Что ж, спуститься с Монблана было не так трудно по сравнению с необходимостью сойти вниз по лестнице с нашего чердака, если на тебе надета такая юбка. Я уже читала где-то, что женщины вечно страдают из-за ухищрений моды, но тут в полной мере осознала, что́ имелось в виду. Проковыляв в новой юбке несколько кварталов, я больше не могла выносить такого неудобства…
— Мама, мамочка, — стенала я, — тут обязательно нужны складки. У меня больше нет никаких сил. Я и шага не могу сделать.
— Ничего, сделаешь, — холодно ответила мне мать. — И ничего не будешь менять, никаких складок. Сама устроила все это, не посоветовавшись со мной. Вот и будешь носить, пока не износишь…
— А как мне ходить в училище? В этой юбке я не смогу подняться ни по каким ступеням!
Мама лишь пожала плечами:
— Ты же хочешь быть танцовщицей — ну, так танцуй!
Я никогда не забуду тот момент, когда впервые увидела Михаила Фокина, который в ту пору по праву считался, наряду с Нижинским, величайшим хореографом и танцором. Однажды, когда я пришла в наше академическое училище, мне было приказано незамедлительно выйти на сцену. Я выскочила туда так быстро, как только могла, и мою поспешность усиливали эти неуклюжие, жеманные, аффектированные шажки — единственное движение, которое я могла себе позволить в своей новой юбке… Из темноты зала тут же раздался оглушительный хохот, и кто-то сказал: «А-а-а, так вот она какая, моя танцующая кукла. Ее, пожалуй, забыли завести…» Так я узнала, что мне выпала первая сольная партия, а именно Куклы в балете «Коппелия». Правда, в тот момент я ощутила себя совершенно опозоренной из-за своей юбки, и новость даже не обрадовала меня. Единственное, о чем я мечтала, это чтобы кто-нибудь открыл люк на сцене и я бы в него провалилась… Фокин взбежал на сцену, причем вид у него был не балетного танцовщика, а скорее грозного, неотесанного казака. Все еще переживая свой позор, я даже испугалась, когда этот мужчина с великолепной фигурой стал меня пристально разглядывать. Правда, вскоре я с благодарностью отметила, что, обойдя меня со всех сторон, он не переставал улыбаться.
— Что ж, во всяком случае, она хорошенькая, — заметил он.
Михаил Фокин в балете «Видение розы»
— Она еще и танцует прекрасно. Она идеально подойдет на эту роль, — сказала Янина Рутковская, которая, последовав за ним, тоже вышла на сцену.
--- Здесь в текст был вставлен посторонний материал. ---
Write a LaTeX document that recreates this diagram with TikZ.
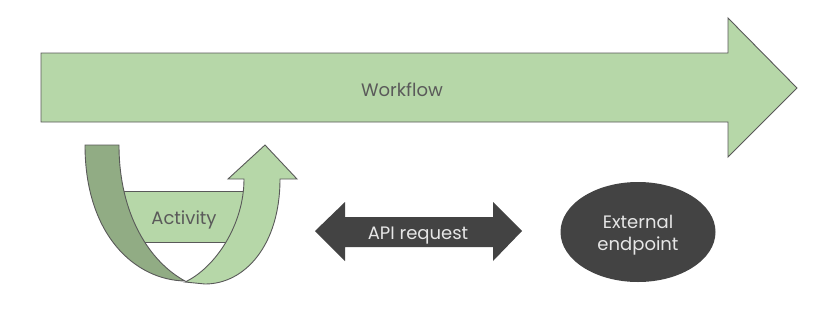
\documentclass[tikz,border=0pt]{standalone}
\usepackage{fontspec}
\usetikzlibrary{shapes.geometric}
\setmainfont{Poppins}
\definecolor{leaf}{HTML}{B6D7A8}
\definecolor{leafdark}{HTML}{91AC84}
\definecolor{edge}{HTML}{595959}
\definecolor{slate}{HTML}{434343}
\definecolor{ink}{HTML}{5A5A5A}
\definecolor{paper}{HTML}{E6E6E6}
\tikzset{
  greenshape/.style={fill=leaf, draw=edge, line width=0.9pt, line join=miter},
  shadeshape/.style={fill=leafdark, draw=edge, line width=0.9pt},
  darkshape/.style={fill=slate, draw=none},
  textlabel/.style={font=\fontsize{18}{22}\selectfont, text=ink, align=center,
    inner sep=0pt, anchor=base},
  lightlabel/.style={textlabel, text=paper},
}
\begin{document}
\begin{tikzpicture}[x=1pt,y=-1pt]
  \useasboundingbox (0,0) rectangle (838,319);

  % workflow block arrow
  \draw[greenshape] (41,53) -- (728,53) -- (728,18) -- (797,88) -- (728,157)
    -- (728,122) -- (41,122) -- cycle;
  \node[textlabel] (workflow) at (402,96) {Workflow};

  % activity band behind the u-turn
  \draw[greenshape] (115,191) rectangle (250,242);
  \node[textlabel] (activity) at (184,224) {Activity};

  % rising front half of the u-turn arrow with its head
  \draw[greenshape] (185,282)
    .. controls (215,268) and (244,225) .. (244,179)
    -- (228,179) -- (265,145) -- (297,179) -- (280,179)
    .. controls (280,245) and (245,284) .. (205,284)
    -- cycle;
  % shaded back half of the u-turn
  \draw[shadeshape] (85,145) -- (119,145)
    .. controls (119,215) and (150,262) .. (185,281)
    .. controls (135,280) and (85,235) .. (85,145) -- cycle;

  % two-way request arrow
  \fill[darkshape] (315,231) -- (345,202) -- (345,217) -- (493,217) -- (493,202)
    -- (522,231) -- (493,261) -- (493,247) -- (345,247) -- (345,261) -- cycle;
  \node[lightlabel] (api) at (418,239) {API request};

  % external endpoint
  \node[ellipse, fill=slate, minimum width=155pt, minimum height=100pt,
        inner sep=0pt] (endpoint) at (638,232) {};
  \node[lightlabel] (endtop) at (638,228) {External};
  \node[lightlabel] (endbottom) at (638,250) {endpoint};
\end{tikzpicture}
\end{document}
— О, боги! — вздохнула она. — Где ты нашла такой нелепый костюм?
Все еще пребывая в испуге, я ничего не ответила. Тут Фокин вновь расхохотался:
— Да перестань ты бояться. Я не кусаюсь. Тем более не кусаю балерин… Ну, разве что любя…
Янина нахмурилась:
— Мишель, ей всего двенадцать!
— Да шучу, шучу… — сказал Фокин, а сам уставился на нижний край моей юбки. — Или у вас шутить разрешается не словами, а только пантомимой?
— Так что же… это правда? — залепетала я. — Я в самом деле буду… то есть…
Вздохнув, он с легким раздражением сказал:
— Ты первым делом переоденься во что-нибудь более практичное. Ну, беги теперь. — И тут же, снова захохотав, сказал: — По зрелом размышлении, не беги ни в коем случае! Иди, причем внимательно и осторожно.
Постановка «Коппелии» была весьма многообещающей, такой в Варшаве не было уже давно. Фокин решил заново поставить старый балет Сен-Леона[21]
с прелестной музыкой Делиба, в котором сам должен был танцевать партию профессора Коппелиуса, мастера, создававшего механические куклы. Карсавиной досталась партия Сванильды. Они оба только что прибыли из Парижа после величайшего триумфа в своей карьере. Там Фокин, под патронатом Дягилева, создал хореографию, а Карсавина исполнила главную партию в первой постановке балета «Петрушка», ставшего сенсацией театрального сезона[22].Партия танцующей куклы Коппелии была сама по себе маленьким шедевром, и ее предстояло исполнить мне. Я не могла поверить своему счастью. Об этом мечтали все учащиеся балетной школы, однако, по всеобщему убеждению, она должна была достаться кому-то из «лебедят», то есть тем, кто постарше. Правда, уже было решено, что в текущем сезоне мне дадут первую сольную партию, однако никогда даже намеком не говорилось, будто ею может стать именно эта.